WRITTEN INSTRUCTION:
Set down the data below from its first line to the line holding "import plotly.graph_objects as go", inclusive; omit all pictures.

───── COLLECTED MATERIAL

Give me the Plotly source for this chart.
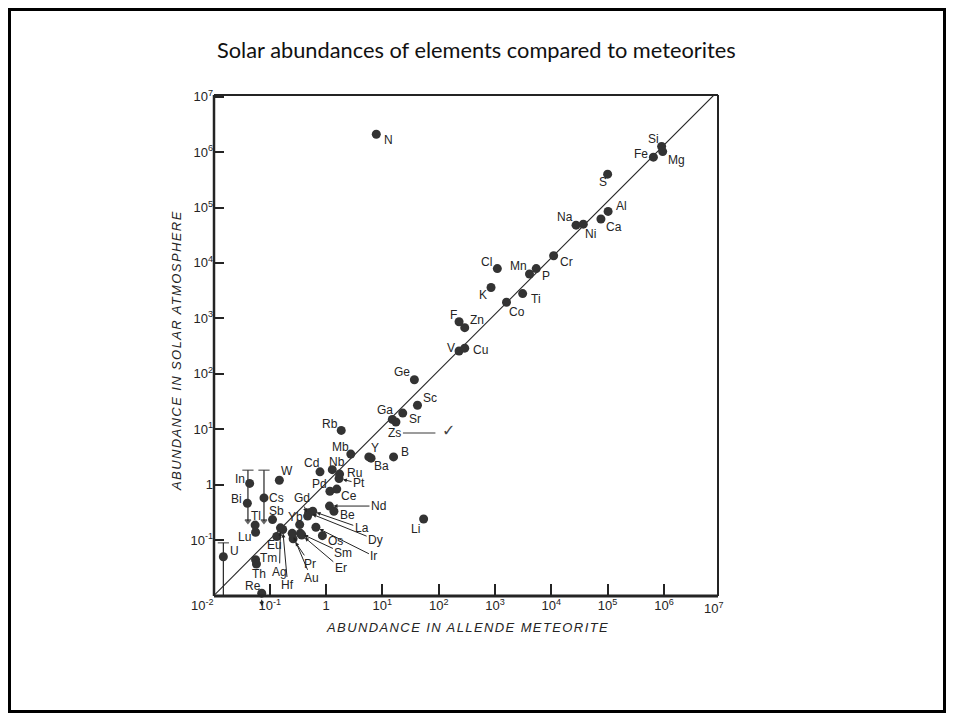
import numpy as np
import plotly.graph_objects as go

# ---------------- data ----------------
elements = ["He", "Ne", "Ar", "N", "H", "C", "O",
            "Si", "Mg", "Fe", "S", "Al", "Ca", "Na", "Ni", "Cr",
            "Cl", "Mn", "P", "K", "Ti", "Co",
            "F", "Zn", "V", "Cu",
            "Ge", "Sc", "Sr", "Ga", "Zs",
            "Rb", "Mb", "Y", "Ba", "B",
            "Cd", "Nb", "Ru", "Pt", "W", "In",
            "Pd", "Ce", "Bi", "Cs", "Nd", "Be", "Li",
            "Sb", "Tl", "Lu",
            "Gd", "Dy", "La", "Ir", "Os", "Yb", "Sm", "Er", "Pr", "Au", "Ag", "Hf", "Eu",
            "U", "Tm", "Th", "Re"]

allende = [0.01, 0.01, 0.01, 7.8, 1.9e4, 3.9e4, 3.5e6,
           9.1e5, 9.5e5, 6.5e5, 1.0e5, 1.02e5, 7.6e4, 2.75e4, 3.7e4, 1.1e4,
           1.1e3, 4.1e3, 5.4e3, 850, 3.1e3, 1.6e3,
           230, 290, 230, 290,
           37, 42, 23, 15, 17.4,
           1.86, 2.75, 5.75, 6.3, 15.8,
           0.78, 1.29, 1.74, 1.7, 0.148, 0.044,
           1.17, 1.55, 0.040, 0.079, 1.15, 1.38, 54,
           0.112, 0.055, 0.056,
           0.47, 0.49, 0.58, 0.66, 0.86, 0.34, 0.35, 0.37, 0.26, 0.25, 0.155, 0.17, 0.133,
           0.015, 0.056, 0.058, 0.072]

solar = [1.0e7, 7.6e5, 1.9e4, 2.1e6, 1.17e7, 1.15e7, 1.17e7,
         1.26e6, 1.02e6, 8.1e5, 4.0e5, 8.5e4, 6.2e4, 4.8e4, 5.0e4, 1.35e4,
         7.9e3, 6.3e3, 7.9e3, 3.6e3, 2.8e3, 1.95e3,
         870, 680, 257, 290,
         78, 27, 19.5, 15, 13.5,
         9.5, 3.55, 3.16, 3.0, 3.16,
         1.7, 1.86, 1.55, 1.29, 1.2, 1.05,
         0.76, 0.83, 0.46, 0.575, 0.41, 0.33, 0.24,
         0.234, 0.186, 0.138,
         0.27, 0.31, 0.33, 0.17, 0.12, 0.19, 0.132, 0.123, 0.105, 0.132, 0.166, 0.155, 0.116,
         0.050, 0.044, 0.037, 0.011]

# upper-limit ranges (vertical bars with downward arrows)
limit_elements = ["In", "Cs", "U"]
limit_x = [0.041, 0.079, 0.015]
limit_top = [1.82, 1.82, 0.089]
limit_bottom = [0.22, 0.22, 0.0075]

# 1:1 reference line end points
diag_x = [0.0107, 1.15e7]
diag_y = [0.0105, 1.6e7]

x_tickvals = [1e-1, 1, 1e1, 1e2, 1e3, 1e4, 1e5, 1e6]
x_ticktext = ["10<sup>-1</sup>", "1", "10<sup>1</sup>", "10<sup>2</sup>", "10<sup>3</sup>",
              "10<sup>4</sup>", "10<sup>5</sup>", "10<sup>6</sup>"]
y_tickvals = [1e-1, 1, 1e1, 1e2, 1e3, 1e4, 1e5, 1e6, 1e7]
y_ticktext = ["10<sup>-1</sup>", "1", "10<sup>1</sup>", "10<sup>2</sup>", "10<sup>3</sup>",
              "10<sup>4</sup>", "10<sup>5</sup>", "10<sup>6</sup>", "10<sup>7</sup>"]

# ---------------- layout / style ----------------
OFF = 8                      # page margin of the html body
W, H = 954 - 2 * OFF, 721 - 2 * OFF
L, T = 214 - OFF, 95 - OFF
R = W - (718 - OFF)
B = H - (596 - OFF)
PW, PH = W - L - R, H - T - B


def px2x(px):
    """page pixel x -> paper x"""
    return (px - OFF - L) / PW


def py2y(py):
    """page pixel y -> paper y"""
    return (H - B - (py - OFF)) / PH


INK = "#242424"
DOT = "#333333"
LABEL_FONT = dict(family="Liberation Sans, Arial, sans-serif", size=12, color=INK)

# plain label offsets (dx, dy) in screen pixels from the point
LABEL_OFFSET = {
    "He": (14, 8), "Ne": (16, 5), "Ar": (16, 0), "N": (12, 6),
    "H": (-8, 12), "C": (8, 12), "O": (-8, 12),
    "Si": (-8, -8), "Mg": (14, 8), "Fe": (-12, -3), "S": (-5, 8),
    "Al": (13, -5), "Ca": (13, 8), "Na": (-11, -8), "Ni": (7, 10), "Cr": (13, 6),
    "Cl": (-11, -7), "Mn": (-11, -8), "P": (10, 7), "K": (-8, 7), "Ti": (13, 5),
    "Co": (10, 10), "F": (-6, -7), "Zn": (12, -8), "V": (-8, -3), "Cu": (16, 2),
    "Ge": (-12, -8), "Sc": (13, -7), "Ga": (-7, -9), "Sr": (12, 6), "Zs": (-1, 11),
    "Rb": (-11, -6), "Mb": (-10, -7), "Y": (6, -9), "Ba": (10, 8), "B": (11, -5),
    "Cd": (-8, -9), "Nb": (5, -8), "Ru": (15, -1), "W": (8, -9), "In": (-10, -4),
    "Pd": (-10, -7), "Ce": (12, 7), "Bi": (-11, -4), "Cs": (13, 0), "Be": (14, 4),
    "Li": (-8, 10), "Sb": (4, -9), "Tl": (1, -9), "Lu": (-11, 5), "Yb": (-4, -8),
    "Os": (13, 5), "Eu": (-2, 9), "U": (11, -6), "Tm": (13, -2), "Th": (3, 10),
    "Re": (-9, -7),
}
# labels with a pointer arrow (ax, ay) in screen pixels
ARROW_LABEL = {
    "Pt": (20, 5), "Nd": (49, 0), "Gd": (-6, -18), "La": (49, 17), "Dy": (67, 27),
    "Ir": (58, 29), "Sm": (43, 20), "Er": (39, 33), "Pr": (17, 25), "Au": (19, 45),
    "Ag": (-1, 44), "Hf": (5, 56),
}
# limit indicator arrows: (tip xshift, tip yshift, ax, ay)
LIMIT_ARROW = {
    "He": (-9, 10, 8, 8), "H": (0, 15, 0, 7), "O": (0, 15, 0, 7),
    "Ne": (-12, 0, 8, 0), "Ar": (-12, 0, 8, 0), "Re": (0, -13, 0, -8),
}

fig = go.Figure()

fig.add_trace(go.Scatter(x=diag_x, y=diag_y, mode="lines",
                         line=dict(color=INK, width=1.1), hoverinfo="skip"))

for i, name in enumerate(limit_elements):
    fig.add_trace(go.Scatter(
        x=[limit_x[i], limit_x[i]], y=[limit_top[i], limit_bottom[i]],
        mode="lines+markers", line=dict(color=INK, width=1.2),
        marker=dict(symbol=["line-ew", "triangle-down"], size=[8, 5], color=INK,
                    line=dict(color=INK, width=1.3)),
        cliponaxis=False, hoverinfo="skip"))

fig.add_trace(go.Scatter(x=allende, y=solar, mode="markers", text=elements,
                         marker=dict(size=9, color=DOT), cliponaxis=False))

annotations = []
for name, xv, yv in zip(elements, allende, solar):
    lx, ly = np.log10(xv), np.log10(yv)
    if name in ARROW_LABEL:
        ax, ay = ARROW_LABEL[name]
        annotations.append(dict(x=lx, y=ly, xref="x", yref="y", text=name, showarrow=True,
                                ax=ax, ay=ay, arrowhead=2, arrowsize=0.8, arrowwidth=1,
                                arrowcolor=INK, standoff=4, font=LABEL_FONT))
    elif name in LABEL_OFFSET:
        dx, dy = LABEL_OFFSET[name]
        annotations.append(dict(x=lx, y=ly, xref="x", yref="y", text=name, showarrow=False,
                                xanchor="center", yanchor="middle",
                                xshift=dx, yshift=-dy, font=LABEL_FONT))
    if name in LIMIT_ARROW:
        sx, sy, ax, ay = LIMIT_ARROW[name]
        annotations.append(dict(x=lx, y=ly, xref="x", yref="y", text="", showarrow=True,
                                xshift=sx, yshift=sy, ax=ax, ay=ay, arrowhead=2,
                                arrowsize=0.8, arrowwidth=1.1, arrowcolor=INK, standoff=0))
    if name == "Zs":
        annotations.append(dict(x=lx, y=ly, xref="x", yref="y", text="", showarrow=True,
                                xshift=7, yshift=-11, ax=34, ay=0, arrowhead=0,
                                arrowwidth=1.1, arrowcolor="#3a3a3a", standoff=0))
        annotations.append(dict(x=lx, y=ly, xref="x", yref="y", text="✓", showarrow=False,
                                xanchor="center", yanchor="middle", xshift=53, yshift=-9,
                                font=dict(family="DejaVu Sans", size=16, color="#444")))

TICK_FONT = dict(family="Liberation Sans, Arial", size=13, color=INK)
# extra axis text
annotations.append(dict(x=px2x(714), y=0, xref="paper", yref="paper", text="10<sup>7</sup>",
                        showarrow=False, xanchor="center", yanchor="top", yshift=-2,
                        font=TICK_FONT))
annotations.append(dict(x=px2x(202), y=py2y(605), xref="paper", yref="paper",
                        text="10<sup>-2</sup>", showarrow=False, xanchor="center",
                        yanchor="middle", font=TICK_FONT))
# axis titles
TITLE_FONT = dict(family="Liberation Sans, Arial", size=13, color=INK, style="italic")
annotations.append(dict(x=px2x(467), y=py2y(627), xref="paper", yref="paper",
                        text='<span style="letter-spacing:1.4px">ABUNDANCE IN ALLENDE METEORITE</span>',
                        showarrow=False, xanchor="center", yanchor="middle", font=TITLE_FONT))
annotations.append(dict(x=px2x(176), y=py2y(351), xref="paper", yref="paper", textangle=-90,
                        text='<span style="letter-spacing:1.4px">ABUNDANCE IN SOLAR ATMOSPHERE</span>',
                        showarrow=False, xanchor="center", yanchor="middle", font=TITLE_FONT))
# slide title
annotations.append(dict(x=px2x(476), y=py2y(49), xref="paper", yref="paper",
                        text="Solar abundances of elements compared to meteorites",
                        showarrow=False, xanchor="center", yanchor="middle",
                        font=dict(family="Lato, Open Sans", size=21.8, color="#111")))

shapes = [
    # plot frame
    dict(type="line", xref="paper", yref="paper", x0=0, x1=1, y0=0, y1=0,
         line=dict(color=INK, width=3)),
    dict(type="line", xref="paper", yref="paper", x0=0, x1=0, y0=0, y1=1,
         line=dict(color=INK, width=2.5)),
    dict(type="line", xref="paper", yref="paper", x0=0, x1=1, y0=1, y1=1,
         line=dict(color=INK, width=2)),
    dict(type="line", xref="paper", yref="paper", x0=1, x1=1, y0=0, y1=1,
         line=dict(color=INK, width=2)),
    # slide border
    dict(type="rect", xref="paper", yref="paper", x0=px2x(OFF + 1.5), x1=px2x(954 - OFF - 1.5),
         y0=py2y(721 - OFF - 1.5), y1=py2y(OFF + 1.5), line=dict(color="#000", width=3)),
]

fig.update_xaxes(type="log", range=[-1.99, 6.96], tickmode="array", tickvals=x_tickvals,
                 ticktext=x_ticktext, ticks="inside", ticklen=12, tickwidth=1.5, tickcolor=INK,
                 showgrid=False, zeroline=False, showline=False, tickfont=TICK_FONT)
fig.update_yaxes(type="log", range=[-2.01, 7.03], tickmode="array", tickvals=y_tickvals,
                 ticktext=y_ticktext, ticks="inside", ticklen=10, tickwidth=1.5, tickcolor=INK,
                 showgrid=False, zeroline=False, showline=False, tickfont=TICK_FONT)

fig.update_layout(width=W, height=H, margin=dict(l=L, r=R, t=T, b=B, autoexpand=False),
                  paper_bgcolor="white", plot_bgcolor="white", showlegend=False,
                  annotations=annotations, shapes=shapes)

fig.write_html("out.html")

──────────

ANSWER:
Give me the Plotly source for this chart.
import numpy as np
import plotly.graph_objects as go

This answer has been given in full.